▶ _Exercise aim_:
Return the lines below exactly, from the first line to the line that contains "(cipher) at (616,220)". Leave out pictures.

▶ _Given material_:
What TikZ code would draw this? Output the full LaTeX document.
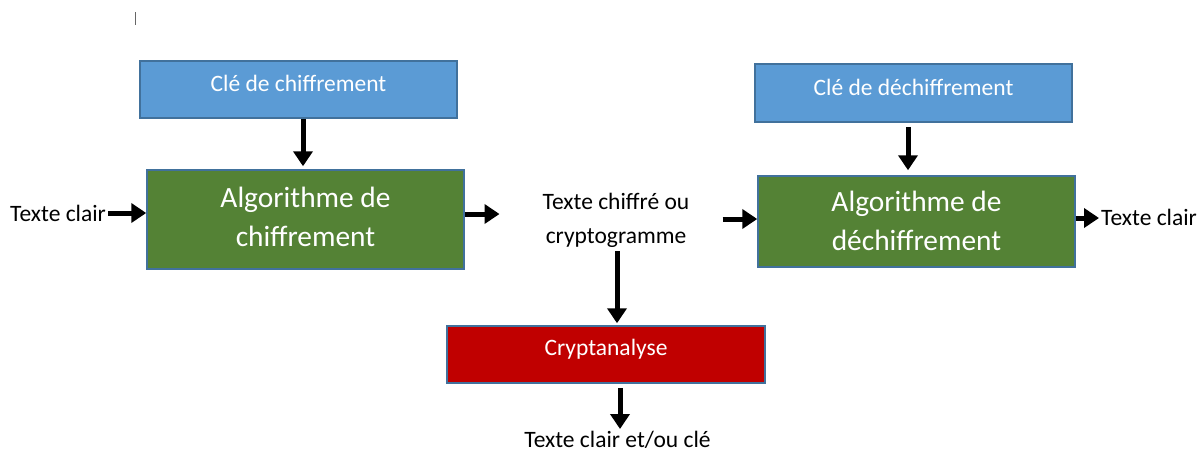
\documentclass[tikz,border=0pt]{standalone}
\usepackage{fontspec}
\setmainfont{Carlito}
\usetikzlibrary{arrows.meta,calc}
\definecolor{keyblue}{HTML}{5B9BD5}
\definecolor{edgeblue}{HTML}{41719C}
\definecolor{algogreen}{HTML}{548235}
\definecolor{attackred}{HTML}{C00000}
\tikzset{
  box/.style={draw=edgeblue, line width=1.5pt, inner sep=0pt, minimum width=317pt},
  keybox/.style={box, fill=keyblue, minimum height=57pt},
  algobox/.style={box, fill=algogreen},
  keytext/.style={inner sep=0pt, text=white, font=\fontsize{23.5}{28}\selectfont},
  algotext/.style={inner sep=0pt, text=white, align=center, font=\fontsize{29.4}{39}\selectfont},
  label/.style={inner sep=2pt, align=center, font=\fontsize{23.5}{34}\selectfont},
  arr/.style={line width=5pt, -{Triangle[length=15pt,width=19pt]}}
}
\begin{document}
\begin{tikzpicture}[x=1pt,y=-1pt]
  \useasboundingbox (0,0) rectangle (1200,451);
  % text cursor mark
  \draw[gray!80!black, line width=1pt] (135,12) -- (135,25);

  % encryption side
  \node[keybox] (key1) at (298.5,89.5) {};
  \node[keytext] (key1t) at ($(key1.center)+(0,-6)$) {Clé de chiffrement};
  \node[algobox, minimum height=99pt] (algo1) at (305.5,219.5) {};
  \node[algotext] (algo1t) at ($(algo1.center)+(0,-3)$) {Algorithme de\\chiffrement};
  \node[label, anchor=west] (plain1) at (8,213) {Texte clair};

  % ciphertext
  \node[label] (cipher) at (616,220) {Texte chiffré ou\\cryptogramme};

  % decryption side
  \node[keybox, minimum height=58pt] (key2) at (913.5,93) {};
  \node[keytext] (key2t) at ($(key2.center)+(0,-6)$) {Clé de déchiffrement};
  \node[algobox, minimum height=91pt] (algo2) at (916.5,221.5) {};
  \node[algotext] (algo2t) at ($(algo2.center)+(0,-1)$) {Algorithme de\\déchiffrement};
  \node[label, anchor=west] (plain2) at (1099,217) {Texte clair};

  % cryptanalysis
  \node[keybox, fill=attackred, minimum width=318pt] (attack) at (606,354.5) {};
  \node[keytext] (attackt) at ($(attack.center)+(0,-5)$) {Cryptanalyse};
  \node[label, anchor=north] (result) at (617.5,429) {Texte clair et/ou clé};

  % connectors
  \draw[arr] (plain1.east |- 0,213) -- (algo1.west |- 0,213);
  \draw[arr, shorten >=3pt] (key1.south -| 303,0) -- (algo1.north -| 303,0);
  \draw[arr, shorten >=41pt] (algo1.east |- 0,214) -- (cipher.west |- 0,214);
  \draw[arr, shorten <=31pt] (cipher.east |- 0,219) -- (algo2.west |- 0,219);
  \draw[arr, shorten <=4pt, shorten >=5pt] (key2.south -| 908,0) -- (algo2.north -| 908,0);
  \draw[arr] (algo2.east |- 0,218) -- (plain2.west |- 0,218);
  \draw[arr, shorten <=2pt, shorten >=2pt] (cipher.south -| 617,0) -- (attack.north -| 617,0);
  \draw[arr, shorten <=4pt] (attack.south -| 620,0) -- (result.north -| 620,0);
\end{tikzpicture}
\end{document}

▶ _Finished task_:
What TikZ code would draw this? Output the full LaTeX document.
\documentclass[tikz,border=0pt]{standalone}
\usepackage{fontspec}
\setmainfont{Carlito}
\usetikzlibrary{arrows.meta,calc}
\definecolor{keyblue}{HTML}{5B9BD5}
\definecolor{edgeblue}{HTML}{41719C}
\definecolor{algogreen}{HTML}{548235}
\definecolor{attackred}{HTML}{C00000}
\tikzset{
  box/.style={draw=edgeblue, line width=1.5pt, inner sep=0pt, minimum width=317pt},
  keybox/.style={box, fill=keyblue, minimum height=57pt},
  algobox/.style={box, fill=algogreen},
  keytext/.style={inner sep=0pt, text=white, font=\fontsize{23.5}{28}\selectfont},
  algotext/.style={inner sep=0pt, text=white, align=center, font=\fontsize{29.4}{39}\selectfont},
  label/.style={inner sep=2pt, align=center, font=\fontsize{23.5}{34}\selectfont},
  arr/.style={line width=5pt, -{Triangle[length=15pt,width=19pt]}}
}
\begin{document}
\begin{tikzpicture}[x=1pt,y=-1pt]
  \useasboundingbox (0,0) rectangle (1200,451);
  % text cursor mark
  \draw[gray!80!black, line width=1pt] (135,12) -- (135,25);

  % encryption side
  \node[keybox] (key1) at (298.5,89.5) {};
  \node[keytext] (key1t) at ($(key1.center)+(0,-6)$) {Clé de chiffrement};
  \node[algobox, minimum height=99pt] (algo1) at (305.5,219.5) {};
  \node[algotext] (algo1t) at ($(algo1.center)+(0,-3)$) {Algorithme de\\chiffrement};
  \node[label, anchor=west] (plain1) at (8,213) {Texte clair};

  % ciphertext
  \node[label] (cipher) at (616,220) {Texte chiffré ou\\cryptogramme};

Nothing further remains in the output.